FC Bayern: Die nächsten fünf Spiele
Wettbewerb | Datum | Gegner |
Bundesliga | 28.09.2018 | Hertha BSC |
Champions League | 02.10.2018 | Ajax Amsterdam |
Bundesliga | 06.10.2018 | Borussia Mönchengladbach |
Bundesliga | 20.10.2018 | VfL Wolfsburg |
Champions League | 23.10.2018 | AEK Athen |
FC Bayern: Mangelnde Chancenverwertung gegen Augsburg
Womit wir beim eigentlichen Problem der Münchner an diesem Abend wären: der Chancenverwertung. Kein Thema wurde nach dem Duell mit den Fuggerstädtern häufiger angesprochen, über nichts wurde mehr geklagt. Nicht nur Wagner hatte vergeben, Renato Sanches, der bei seinem Startelf-Debüt in der Bundesliga unter Kovac abermals vielversprechend auftrat, ließ gleich drei Hochkaräter liegen, Serge Gnabry fand in Luthe ebenso seinen Meister, nachdem Thomas Müller gleich zu Beginn der Partie den Pfosten getroffen hatte.

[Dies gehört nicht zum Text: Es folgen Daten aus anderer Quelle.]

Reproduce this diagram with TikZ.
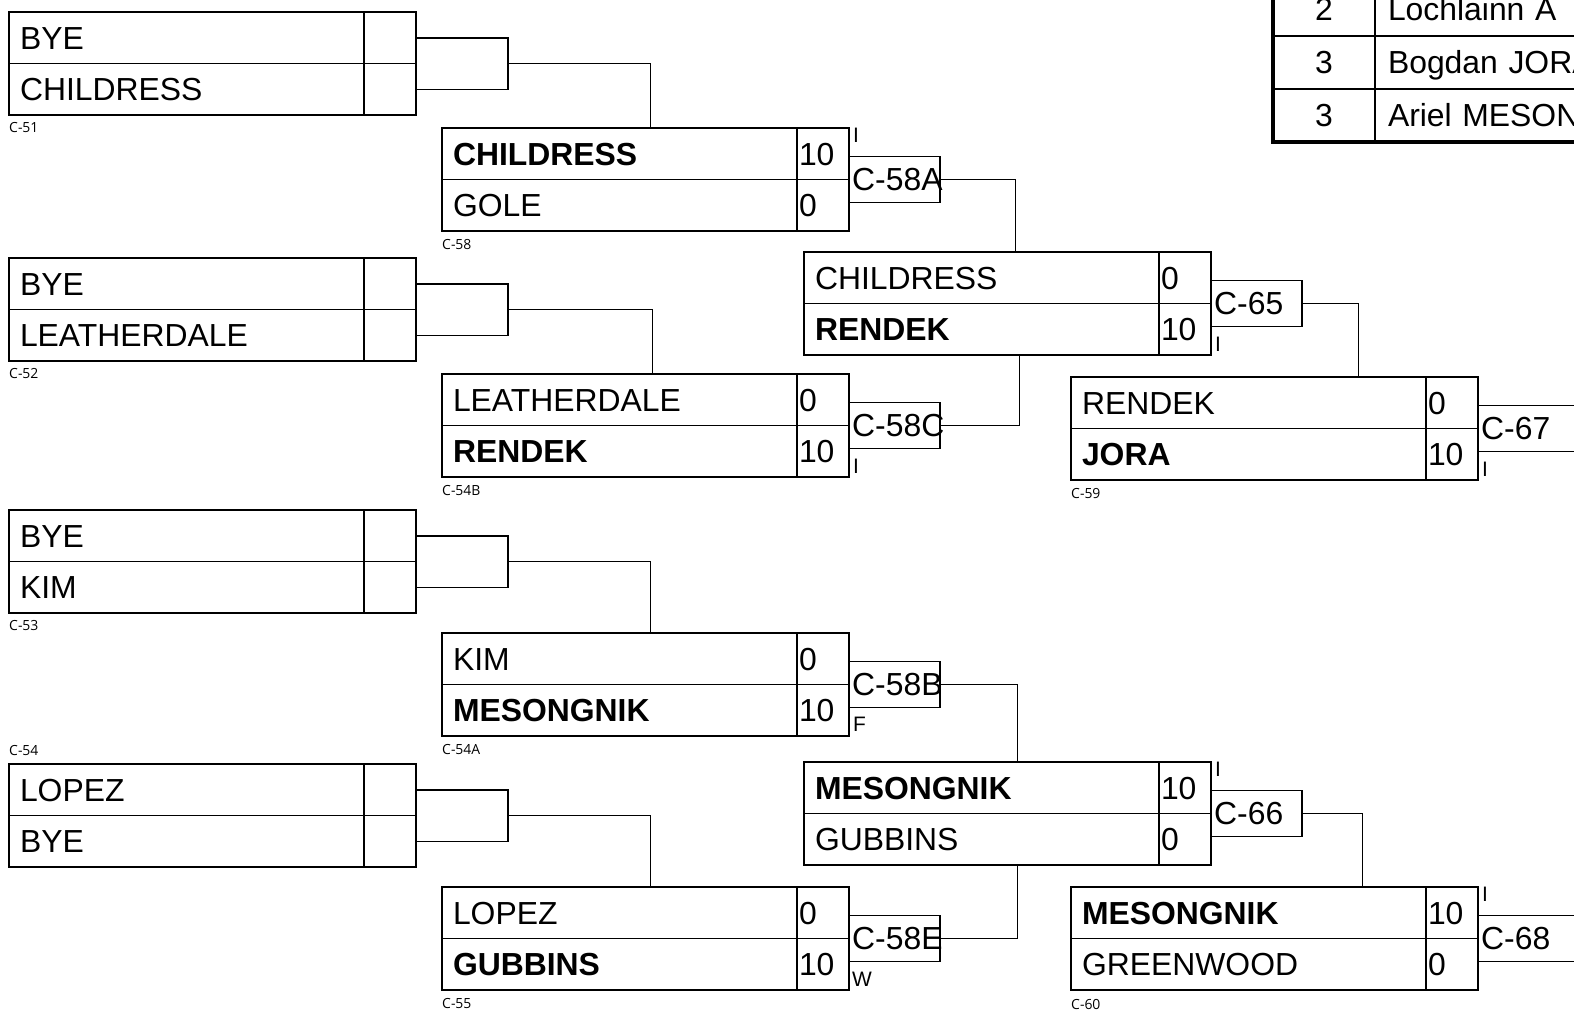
\documentclass[tikz,border=0pt]{standalone}
\usepackage{fontspec}
\setmainfont{Liberation Sans}
\newfontfamily\numfont{Open Sans}
\usetikzlibrary{positioning}

\begin{document}
\begin{tikzpicture}[x=1bp, y=-1bp, node distance=0pt,
    cell/.style={draw, line width=1.8pt, rectangle, outer sep=0pt, minimum height=51.5bp,
      text height=23pt, text depth=0pt, font=\fontsize{32}{36}\selectfont},
    namecell/.style={cell, text width=333bp, inner xsep=11bp, align=left},
    scorecell/.style={cell, text width=48bp, inner xsep=2bp, align=left},
    tagbox/.style={draw, line width=1.5pt, outer sep=0pt, inner sep=0pt, anchor=west,
      minimum width=91bp, minimum height=46bp},
    tagtext/.style={anchor=west, inner sep=0pt, font=\fontsize{32}{36}\selectfont},
    matchno/.style={anchor=west, inner sep=0pt, font=\numfont\fontsize{14}{16}\selectfont},
    winmark/.style={inner sep=0pt, font=\fontsize{21}{24}\selectfont},
    link/.style={line width=1.5pt},
    rankcell/.style={draw, line width=2.2pt, outer sep=0pt, minimum width=102bp, minimum height=53bp,
      text height=23pt, text depth=0pt, font=\fontsize{32}{36}\selectfont},
    playercell/.style={rankcell, text width=300bp, inner xsep=13bp, align=left}]
  \useasboundingbox (0,0) rectangle (1574,1017);
  \clip (0,0) rectangle (1574,1017);

  % first round
  \node[namecell, anchor=north west] (n51a) at (9,12) {BYE};
  \node[namecell, below=of n51a] (n51b) {CHILDRESS};
  \node[scorecell, right=of n51a] (s51a) {};
  \node[scorecell, right=of n51b] (s51b) {};
  \node[tagbox, minimum width=92bp, minimum height=51.5bp] (q51) at (s51a.south east) {};
  \node[matchno] (l51) at ([yshift=-13bp]n51b.south west) {C-51};

  \node[namecell, anchor=north west] (n52a) at (9,258) {BYE};
  \node[namecell, below=of n52a] (n52b) {LEATHERDALE};
  \node[scorecell, right=of n52a] (s52a) {};
  \node[scorecell, right=of n52b] (s52b) {};
  \node[tagbox, minimum width=92bp, minimum height=51.5bp] (q52) at (s52a.south east) {};
  \node[matchno] (l52) at ([yshift=-13bp]n52b.south west) {C-52};

  \node[namecell, anchor=north west] (n53a) at (9,510) {BYE};
  \node[namecell, below=of n53a] (n53b) {KIM};
  \node[scorecell, right=of n53a] (s53a) {};
  \node[scorecell, right=of n53b] (s53b) {};
  \node[tagbox, minimum width=92bp, minimum height=51.5bp] (q53) at (s53a.south east) {};
  \node[matchno] (l53) at ([yshift=-13bp]n53b.south west) {C-53};

  \node[namecell, anchor=north west] (n54a) at (9,764) {LOPEZ};
  \node[namecell, below=of n54a] (n54b) {BYE};
  \node[scorecell, right=of n54a] (s54a) {};
  \node[scorecell, right=of n54b] (s54b) {};
  \node[tagbox, minimum width=92bp, minimum height=51.5bp] (q54) at (s54a.south east) {};
  \node[matchno] (l54) at ([yshift=13bp]n54a.north west) {C-54};

  % second round
  \node[namecell, anchor=north west] (n58a) at (442,128) {\bfseries CHILDRESS};
  \node[namecell, below=of n58a] (n58b) {GOLE};
  \node[scorecell, right=of n58a] (s58a) {10};
  \node[scorecell, right=of n58b] (s58b) {0};
  \node[tagbox] (q58A) at (s58a.south east) {};
  \node[tagtext] (t58A) at ([xshift=3bp]q58A.west) {C-58A};
  \node[winmark, anchor=north west] (w58) at ([xshift=4bp]s58a.north east) {I};
  \node[matchno] (l58) at ([yshift=-14bp]n58b.south west) {C-58};

  \node[namecell, anchor=north west] (n54Ba) at (442,374) {LEATHERDALE};
  \node[namecell, below=of n54Ba] (n54Bb) {\bfseries RENDEK};
  \node[scorecell, right=of n54Ba] (s54Ba) {0};
  \node[scorecell, right=of n54Bb] (s54Bb) {10};
  \node[tagbox] (q58C) at (s54Ba.south east) {};
  \node[tagtext] (t58C) at ([xshift=3bp]q58C.west) {C-58C};
  \node[winmark, anchor=south west] (w54B) at ([xshift=4bp, yshift=3bp]s54Bb.south east) {I};
  \node[matchno] (l54B) at ([yshift=-14bp]n54Bb.south west) {C-54B};

  \node[namecell, anchor=north west] (n54Aa) at (442,633) {KIM};
  \node[namecell, below=of n54Aa] (n54Ab) {\bfseries MESONGNIK};
  \node[scorecell, right=of n54Aa] (s54Aa) {0};
  \node[scorecell, right=of n54Ab] (s54Ab) {10};
  \node[tagbox] (q58B) at (s54Aa.south east) {};
  \node[tagtext] (t58B) at ([xshift=3bp]q58B.west) {C-58B};
  \node[winmark, anchor=south west] (w54A) at ([xshift=4bp, yshift=4bp]s54Ab.south east) {F};
  \node[matchno] (l54A) at ([yshift=-14bp]n54Ab.south west) {C-54A};

  \node[namecell, anchor=north west] (n55a) at (442,887) {LOPEZ};
  \node[namecell, below=of n55a] (n55b) {\bfseries GUBBINS};
  \node[scorecell, right=of n55a] (s55a) {0};
  \node[scorecell, right=of n55b] (s55b) {10};
  \node[tagbox] (q58E) at (s55a.south east) {};
  \node[tagtext] (t58E) at ([xshift=3bp]q58E.west) {C-58E};
  \node[winmark, anchor=south west] (w55) at ([xshift=3bp, yshift=3bp]s55b.south east) {W};
  \node[matchno] (l55) at ([yshift=-14bp]n55b.south west) {C-55};

  % third round
  \node[namecell, anchor=north west] (n65a) at (804,252) {CHILDRESS};
  \node[namecell, below=of n65a] (n65b) {\bfseries RENDEK};
  \node[scorecell, right=of n65a] (s65a) {0};
  \node[scorecell, right=of n65b] (s65b) {10};
  \node[tagbox] (q65) at (s65a.south east) {};
  \node[tagtext] (t65) at ([xshift=3bp]q65.west) {C-65};
  \node[winmark, anchor=south west] (w65) at ([xshift=4bp, yshift=3bp]s65b.south east) {I};

  \node[namecell, anchor=north west] (n66a) at (804,762) {\bfseries MESONGNIK};
  \node[namecell, below=of n66a] (n66b) {GUBBINS};
  \node[scorecell, right=of n66a] (s66a) {10};
  \node[scorecell, right=of n66b] (s66b) {0};
  \node[tagbox] (q66) at (s66a.south east) {};
  \node[tagtext] (t66) at ([xshift=3bp]q66.west) {C-66};
  \node[winmark, anchor=north west] (w66) at ([xshift=4bp]s66a.north east) {I};

  % fourth round
  \node[namecell, anchor=north west] (n59a) at (1071,377) {RENDEK};
  \node[namecell, below=of n59a] (n59b) {\bfseries JORA};
  \node[scorecell, right=of n59a] (s59a) {0};
  \node[scorecell, right=of n59b] (s59b) {10};
  \node[tagbox, minimum width=130bp] (q67) at (s59a.south east) {};
  \node[tagtext] (t67) at ([xshift=3bp]q67.west) {C-67};
  \node[winmark, anchor=south west] (w59) at ([xshift=4bp, yshift=3bp]s59b.south east) {I};
  \node[matchno] (l59) at ([yshift=-14bp]n59b.south west) {C-59};

  \node[namecell, anchor=north west] (n60a) at (1071,887) {\bfseries MESONGNIK};
  \node[namecell, below=of n60a] (n60b) {GREENWOOD};
  \node[scorecell, right=of n60a] (s60a) {10};
  \node[scorecell, right=of n60b] (s60b) {0};
  \node[tagbox, minimum width=130bp] (q68) at (s60a.south east) {};
  \node[tagtext] (t68) at ([xshift=3bp]q68.west) {C-68};
  \node[winmark, anchor=north west] (w60) at ([xshift=4bp]s60a.north east) {I};
  \node[matchno] (l60) at ([yshift=-14bp]n60b.south west) {C-60};

  % links
  \draw[link] (q51.east) -| ([xshift=31bp]n58a.north);
  \draw[link] (q52.east) -| ([xshift=33bp]n54Ba.north);
  \draw[link] (q53.east) -| ([xshift=31bp]n54Aa.north);
  \draw[link] (q54.east) -| ([xshift=31bp]n55a.north);
  \draw[link] (q58A.east) -| ([xshift=34bp]n65a.north);
  \draw[link] (q58C.east) -| ([xshift=38bp]n65b.south);
  \draw[link] (q58B.east) -| ([xshift=36bp]n66a.north);
  \draw[link] (q58E.east) -| ([xshift=36bp]n66b.south);
  \draw[link] (q65.east) -| ([xshift=110bp]n59a.north);
  \draw[link] (q66.east) -| ([xshift=114bp]n60a.north);

  % final standings
  \node[rankcell, anchor=north west] (r1) at (1273,-17) {2};
  \node[playercell, right=of r1] (p1) {Lochlainn A};
  \node[rankcell, below=of r1] (r2) {3};
  \node[playercell, right=of r2] (p2) {Bogdan JORA};
  \node[rankcell, below=of r2] (r3) {3};
  \node[playercell, right=of r3] (p3) {Ariel MESONGNIK};
  \draw[line width=4pt] (r1.north west) -- (r3.south west) -- (p3.south east);
\end{tikzpicture}
\end{document}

"Wir sind leichtfertig mit unseren Chancen umgegangen, heute hätten es mindestens drei Tore sein müssen", sagte Hummels, ehe sein Teamkollege Manuel Neuer, der beim späten Gegentreffer durch Felix Götze keine gute Figur gemacht hatte, die fehlende "Coolness" vor des Gegners Tor anprangerte.
Thomas Müller: "Das tut schon sehr weh"
Auch Sanches, der am vergangenen Mittwoch noch als Torschütze in der Champions League gegen Benfica geglänzt hatte, zeigte sich - trotz seiner starken Vorstellung - selbstkritisch: "Ich habe viele Chancen vergeben. Das muss besser werden", haderte der Portugiese.
Fürwahr wog die mangelhafte Trefferausbeute gegen Augsburg viel schwerer als Kovac' Personalentscheidungen. Selbst mit Goretzka als Linksverteidiger und einem Wagner, dem die fehlende Spielpraxis anzumerken war, hätte der Tabellenführer die drei Punkte in der bayrischen Landeshauptstadt behalten können beziehungsweise müssen.
"Es gibt immer Phasen, da geht gefühlt alles rein, und es gibt Phasen, da passiert das nicht", fasste es Hummels nüchtern zusammen, Müller sagte mit Blick auf den erstmaligen Punktverlust in dieser Saison: "Das Spiel fühlt sich negativer an, als es hätte sein müssen. Direkt danach tut das schon weh."
Ein Schmerz, der schon in zwei Tagen verflogen sein muss, wenn die Bayern bei Hertha BSC zum Freitagsspiel gastieren. Sollte dann der nächste Sieg eingetütet werden, dürfte die erste Maß auf der Wiesn noch ein bisschen besser schmecken.